• [Source material]:
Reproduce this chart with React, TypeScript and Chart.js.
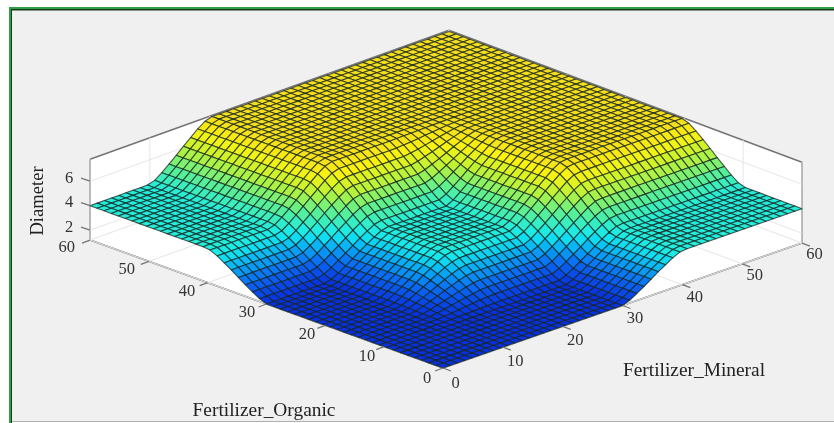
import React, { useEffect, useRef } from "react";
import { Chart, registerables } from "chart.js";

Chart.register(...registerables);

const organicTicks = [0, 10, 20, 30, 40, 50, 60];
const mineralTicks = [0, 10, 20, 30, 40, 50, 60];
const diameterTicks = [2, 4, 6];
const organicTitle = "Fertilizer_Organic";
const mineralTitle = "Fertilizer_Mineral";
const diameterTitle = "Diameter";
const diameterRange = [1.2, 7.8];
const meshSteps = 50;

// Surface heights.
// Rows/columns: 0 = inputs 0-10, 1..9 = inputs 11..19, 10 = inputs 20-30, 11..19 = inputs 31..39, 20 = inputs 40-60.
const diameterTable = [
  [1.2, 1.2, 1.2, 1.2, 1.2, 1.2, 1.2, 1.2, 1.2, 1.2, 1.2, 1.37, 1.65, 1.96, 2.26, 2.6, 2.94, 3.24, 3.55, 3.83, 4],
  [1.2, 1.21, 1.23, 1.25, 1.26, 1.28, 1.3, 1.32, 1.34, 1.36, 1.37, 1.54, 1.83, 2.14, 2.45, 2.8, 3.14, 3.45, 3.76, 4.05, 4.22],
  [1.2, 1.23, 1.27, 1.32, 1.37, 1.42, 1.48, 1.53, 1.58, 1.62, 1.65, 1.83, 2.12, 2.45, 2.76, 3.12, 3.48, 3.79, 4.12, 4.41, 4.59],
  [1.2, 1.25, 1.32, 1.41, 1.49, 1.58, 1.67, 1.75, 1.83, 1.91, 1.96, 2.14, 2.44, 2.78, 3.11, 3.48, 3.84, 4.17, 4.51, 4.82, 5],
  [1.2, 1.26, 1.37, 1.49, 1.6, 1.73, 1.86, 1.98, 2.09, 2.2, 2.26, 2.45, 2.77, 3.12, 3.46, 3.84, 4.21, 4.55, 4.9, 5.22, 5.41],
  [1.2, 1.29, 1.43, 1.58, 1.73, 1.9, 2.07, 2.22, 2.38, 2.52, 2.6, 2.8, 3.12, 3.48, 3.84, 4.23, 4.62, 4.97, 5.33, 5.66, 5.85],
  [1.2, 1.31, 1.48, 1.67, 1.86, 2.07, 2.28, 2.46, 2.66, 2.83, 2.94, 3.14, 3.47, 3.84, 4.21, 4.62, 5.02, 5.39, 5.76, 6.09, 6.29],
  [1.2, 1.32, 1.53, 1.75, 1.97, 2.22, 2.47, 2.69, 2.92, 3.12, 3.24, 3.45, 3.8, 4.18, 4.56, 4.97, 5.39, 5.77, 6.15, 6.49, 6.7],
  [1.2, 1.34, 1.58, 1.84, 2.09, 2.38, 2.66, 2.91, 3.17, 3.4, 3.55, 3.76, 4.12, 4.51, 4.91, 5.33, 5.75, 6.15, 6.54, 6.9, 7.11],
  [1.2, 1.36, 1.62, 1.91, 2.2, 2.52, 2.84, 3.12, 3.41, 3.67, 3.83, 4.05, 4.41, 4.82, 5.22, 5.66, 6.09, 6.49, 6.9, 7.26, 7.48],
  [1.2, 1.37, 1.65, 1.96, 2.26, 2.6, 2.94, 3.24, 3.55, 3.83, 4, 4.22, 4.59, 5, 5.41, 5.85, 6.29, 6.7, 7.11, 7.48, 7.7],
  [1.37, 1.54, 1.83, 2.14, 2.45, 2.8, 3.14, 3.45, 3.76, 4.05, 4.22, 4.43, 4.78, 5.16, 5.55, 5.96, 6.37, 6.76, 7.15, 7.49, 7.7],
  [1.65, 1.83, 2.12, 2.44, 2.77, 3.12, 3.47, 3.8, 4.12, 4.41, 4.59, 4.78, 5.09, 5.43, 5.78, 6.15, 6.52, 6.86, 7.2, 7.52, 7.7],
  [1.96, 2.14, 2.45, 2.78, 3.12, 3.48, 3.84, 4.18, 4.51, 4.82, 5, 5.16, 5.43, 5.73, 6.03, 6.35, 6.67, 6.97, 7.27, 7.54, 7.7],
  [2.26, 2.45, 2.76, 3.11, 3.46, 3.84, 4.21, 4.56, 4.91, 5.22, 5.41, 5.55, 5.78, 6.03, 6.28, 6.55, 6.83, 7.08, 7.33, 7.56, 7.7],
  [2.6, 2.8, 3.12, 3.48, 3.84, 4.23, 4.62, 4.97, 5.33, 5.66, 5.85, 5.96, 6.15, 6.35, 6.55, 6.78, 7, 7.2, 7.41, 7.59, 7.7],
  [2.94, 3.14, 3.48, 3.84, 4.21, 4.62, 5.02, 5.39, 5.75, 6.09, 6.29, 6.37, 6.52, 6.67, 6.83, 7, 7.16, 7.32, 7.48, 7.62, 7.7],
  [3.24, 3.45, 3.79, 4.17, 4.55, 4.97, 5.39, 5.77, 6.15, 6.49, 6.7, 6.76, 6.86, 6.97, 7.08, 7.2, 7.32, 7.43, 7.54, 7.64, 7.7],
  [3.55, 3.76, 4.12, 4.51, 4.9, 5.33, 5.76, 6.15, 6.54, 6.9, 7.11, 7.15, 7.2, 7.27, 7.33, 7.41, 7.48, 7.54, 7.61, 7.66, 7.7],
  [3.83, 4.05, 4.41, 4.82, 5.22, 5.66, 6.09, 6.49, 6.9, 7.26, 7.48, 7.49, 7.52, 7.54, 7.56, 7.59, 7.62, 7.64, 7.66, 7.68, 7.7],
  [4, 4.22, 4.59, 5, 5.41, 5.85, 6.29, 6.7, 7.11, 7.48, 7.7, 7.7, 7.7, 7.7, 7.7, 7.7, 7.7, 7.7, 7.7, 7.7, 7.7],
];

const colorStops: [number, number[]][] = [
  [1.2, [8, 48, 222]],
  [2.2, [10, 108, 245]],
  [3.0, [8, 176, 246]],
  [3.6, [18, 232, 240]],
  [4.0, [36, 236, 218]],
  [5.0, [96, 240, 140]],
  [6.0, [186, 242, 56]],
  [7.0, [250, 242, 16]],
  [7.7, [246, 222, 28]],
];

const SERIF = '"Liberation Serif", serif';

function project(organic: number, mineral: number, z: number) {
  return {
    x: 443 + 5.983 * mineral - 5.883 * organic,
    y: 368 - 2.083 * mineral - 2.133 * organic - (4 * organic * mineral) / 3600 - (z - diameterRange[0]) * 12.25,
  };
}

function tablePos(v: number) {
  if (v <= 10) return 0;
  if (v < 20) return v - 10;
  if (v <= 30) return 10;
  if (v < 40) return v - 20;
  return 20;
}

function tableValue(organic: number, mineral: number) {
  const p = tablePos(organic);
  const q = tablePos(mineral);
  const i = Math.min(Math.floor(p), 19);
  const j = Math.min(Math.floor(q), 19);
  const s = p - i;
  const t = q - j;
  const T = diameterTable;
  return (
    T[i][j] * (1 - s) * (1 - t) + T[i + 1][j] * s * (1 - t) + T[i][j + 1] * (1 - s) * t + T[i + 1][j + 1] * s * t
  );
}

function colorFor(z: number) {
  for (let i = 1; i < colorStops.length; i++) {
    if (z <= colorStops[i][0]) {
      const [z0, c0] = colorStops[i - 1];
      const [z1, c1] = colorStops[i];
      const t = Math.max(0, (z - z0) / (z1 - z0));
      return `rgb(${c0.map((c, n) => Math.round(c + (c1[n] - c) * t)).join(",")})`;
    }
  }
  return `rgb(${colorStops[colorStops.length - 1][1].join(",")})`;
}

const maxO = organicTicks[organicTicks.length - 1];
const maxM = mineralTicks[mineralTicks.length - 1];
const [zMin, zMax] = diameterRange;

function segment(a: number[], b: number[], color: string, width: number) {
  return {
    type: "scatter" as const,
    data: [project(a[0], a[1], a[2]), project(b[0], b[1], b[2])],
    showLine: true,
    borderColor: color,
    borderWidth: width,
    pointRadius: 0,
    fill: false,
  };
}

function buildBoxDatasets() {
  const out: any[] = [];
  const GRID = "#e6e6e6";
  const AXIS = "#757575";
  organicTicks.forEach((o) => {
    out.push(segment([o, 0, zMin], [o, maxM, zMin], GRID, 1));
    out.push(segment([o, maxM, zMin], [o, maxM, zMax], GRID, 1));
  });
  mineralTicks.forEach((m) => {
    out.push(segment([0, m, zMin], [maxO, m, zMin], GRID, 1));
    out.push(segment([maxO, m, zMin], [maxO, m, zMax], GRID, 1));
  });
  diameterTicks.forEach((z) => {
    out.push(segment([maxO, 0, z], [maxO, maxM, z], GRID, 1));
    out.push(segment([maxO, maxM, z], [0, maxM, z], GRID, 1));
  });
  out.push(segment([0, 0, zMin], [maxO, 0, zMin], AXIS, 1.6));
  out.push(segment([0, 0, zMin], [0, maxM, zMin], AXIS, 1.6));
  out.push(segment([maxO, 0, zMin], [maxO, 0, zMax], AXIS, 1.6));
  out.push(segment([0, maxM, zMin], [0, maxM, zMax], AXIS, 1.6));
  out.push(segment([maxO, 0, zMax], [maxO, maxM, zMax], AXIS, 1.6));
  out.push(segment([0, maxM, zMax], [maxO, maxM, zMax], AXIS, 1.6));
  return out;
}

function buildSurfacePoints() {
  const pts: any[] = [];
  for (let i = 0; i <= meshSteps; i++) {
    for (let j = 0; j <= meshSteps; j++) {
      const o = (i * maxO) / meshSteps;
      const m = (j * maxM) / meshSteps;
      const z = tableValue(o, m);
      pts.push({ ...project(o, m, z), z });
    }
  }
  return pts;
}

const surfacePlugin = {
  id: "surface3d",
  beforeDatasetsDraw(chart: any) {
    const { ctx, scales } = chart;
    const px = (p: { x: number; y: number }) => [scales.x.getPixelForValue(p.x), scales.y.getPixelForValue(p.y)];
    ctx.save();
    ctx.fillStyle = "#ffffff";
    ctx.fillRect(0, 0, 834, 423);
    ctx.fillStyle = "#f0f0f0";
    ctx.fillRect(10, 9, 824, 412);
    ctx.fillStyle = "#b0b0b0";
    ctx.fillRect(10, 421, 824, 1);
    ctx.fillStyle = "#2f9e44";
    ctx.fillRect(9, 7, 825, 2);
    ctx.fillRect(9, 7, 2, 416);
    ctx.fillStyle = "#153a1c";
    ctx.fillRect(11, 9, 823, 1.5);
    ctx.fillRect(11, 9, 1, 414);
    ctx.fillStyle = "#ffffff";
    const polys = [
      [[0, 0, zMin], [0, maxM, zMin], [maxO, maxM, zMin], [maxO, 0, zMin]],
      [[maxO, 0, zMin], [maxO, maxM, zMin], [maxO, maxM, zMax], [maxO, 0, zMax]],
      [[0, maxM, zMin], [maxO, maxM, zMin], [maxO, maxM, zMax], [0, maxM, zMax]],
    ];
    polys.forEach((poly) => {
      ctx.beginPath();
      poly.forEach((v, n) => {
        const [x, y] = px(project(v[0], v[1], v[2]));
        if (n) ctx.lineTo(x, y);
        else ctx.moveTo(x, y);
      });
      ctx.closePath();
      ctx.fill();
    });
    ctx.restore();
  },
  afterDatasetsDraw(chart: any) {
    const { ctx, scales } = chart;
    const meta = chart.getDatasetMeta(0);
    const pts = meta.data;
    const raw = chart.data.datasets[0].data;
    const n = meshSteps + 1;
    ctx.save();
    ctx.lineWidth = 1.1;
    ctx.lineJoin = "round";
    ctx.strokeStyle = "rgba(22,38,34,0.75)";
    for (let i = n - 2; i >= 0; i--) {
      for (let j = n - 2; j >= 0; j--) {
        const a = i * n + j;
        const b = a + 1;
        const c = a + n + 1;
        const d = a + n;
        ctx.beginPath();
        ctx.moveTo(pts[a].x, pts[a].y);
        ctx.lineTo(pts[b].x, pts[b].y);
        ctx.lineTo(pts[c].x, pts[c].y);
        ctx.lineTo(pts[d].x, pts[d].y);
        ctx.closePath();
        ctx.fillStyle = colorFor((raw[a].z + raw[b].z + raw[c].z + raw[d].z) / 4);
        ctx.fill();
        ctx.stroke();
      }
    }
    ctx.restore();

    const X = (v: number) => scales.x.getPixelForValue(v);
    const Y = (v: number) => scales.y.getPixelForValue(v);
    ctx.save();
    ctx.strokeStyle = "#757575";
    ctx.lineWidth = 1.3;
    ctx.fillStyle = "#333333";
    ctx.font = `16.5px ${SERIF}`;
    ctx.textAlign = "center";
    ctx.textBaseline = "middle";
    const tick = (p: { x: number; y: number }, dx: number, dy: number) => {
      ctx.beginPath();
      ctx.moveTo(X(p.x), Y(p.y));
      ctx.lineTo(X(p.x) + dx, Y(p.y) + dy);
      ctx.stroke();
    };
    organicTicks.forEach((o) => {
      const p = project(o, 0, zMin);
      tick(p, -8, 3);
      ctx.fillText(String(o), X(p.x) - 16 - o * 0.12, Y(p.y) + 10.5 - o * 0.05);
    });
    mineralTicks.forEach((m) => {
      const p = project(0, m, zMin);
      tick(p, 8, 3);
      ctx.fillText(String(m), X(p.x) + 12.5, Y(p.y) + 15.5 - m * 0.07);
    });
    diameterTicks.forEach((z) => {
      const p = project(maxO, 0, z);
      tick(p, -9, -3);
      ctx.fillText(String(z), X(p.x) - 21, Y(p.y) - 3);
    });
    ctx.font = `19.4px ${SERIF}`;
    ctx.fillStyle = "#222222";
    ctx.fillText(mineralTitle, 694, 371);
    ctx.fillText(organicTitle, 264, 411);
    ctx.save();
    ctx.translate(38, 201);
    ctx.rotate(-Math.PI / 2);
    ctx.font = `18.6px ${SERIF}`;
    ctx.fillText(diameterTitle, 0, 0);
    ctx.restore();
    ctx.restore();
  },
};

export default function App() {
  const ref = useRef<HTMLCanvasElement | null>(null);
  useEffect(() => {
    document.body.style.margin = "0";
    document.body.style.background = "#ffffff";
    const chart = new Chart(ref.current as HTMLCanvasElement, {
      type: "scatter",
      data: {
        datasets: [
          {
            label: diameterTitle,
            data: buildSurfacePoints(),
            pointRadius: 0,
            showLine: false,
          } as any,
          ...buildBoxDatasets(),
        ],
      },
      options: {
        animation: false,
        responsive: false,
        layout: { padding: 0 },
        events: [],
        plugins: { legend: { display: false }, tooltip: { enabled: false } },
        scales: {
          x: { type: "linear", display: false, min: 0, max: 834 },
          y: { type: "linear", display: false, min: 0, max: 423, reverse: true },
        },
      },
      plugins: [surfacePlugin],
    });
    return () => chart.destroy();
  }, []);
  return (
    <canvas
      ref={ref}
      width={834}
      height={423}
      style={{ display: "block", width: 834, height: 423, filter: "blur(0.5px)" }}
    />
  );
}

• [Stated goal]: Write out an exact copy of the listing, first line through the line containing "const meshSteps = 50;", with the pictures left out.

• [Complete answer]:
Reproduce this chart with React, TypeScript and Chart.js.
import React, { useEffect, useRef } from "react";
import { Chart, registerables } from "chart.js";

Chart.register(...registerables);

const organicTicks = [0, 10, 20, 30, 40, 50, 60];
const mineralTicks = [0, 10, 20, 30, 40, 50, 60];
const diameterTicks = [2, 4, 6];
const organicTitle = "Fertilizer_Organic";
const mineralTitle = "Fertilizer_Mineral";
const diameterTitle = "Diameter";
const diameterRange = [1.2, 7.8];
const meshSteps = 50;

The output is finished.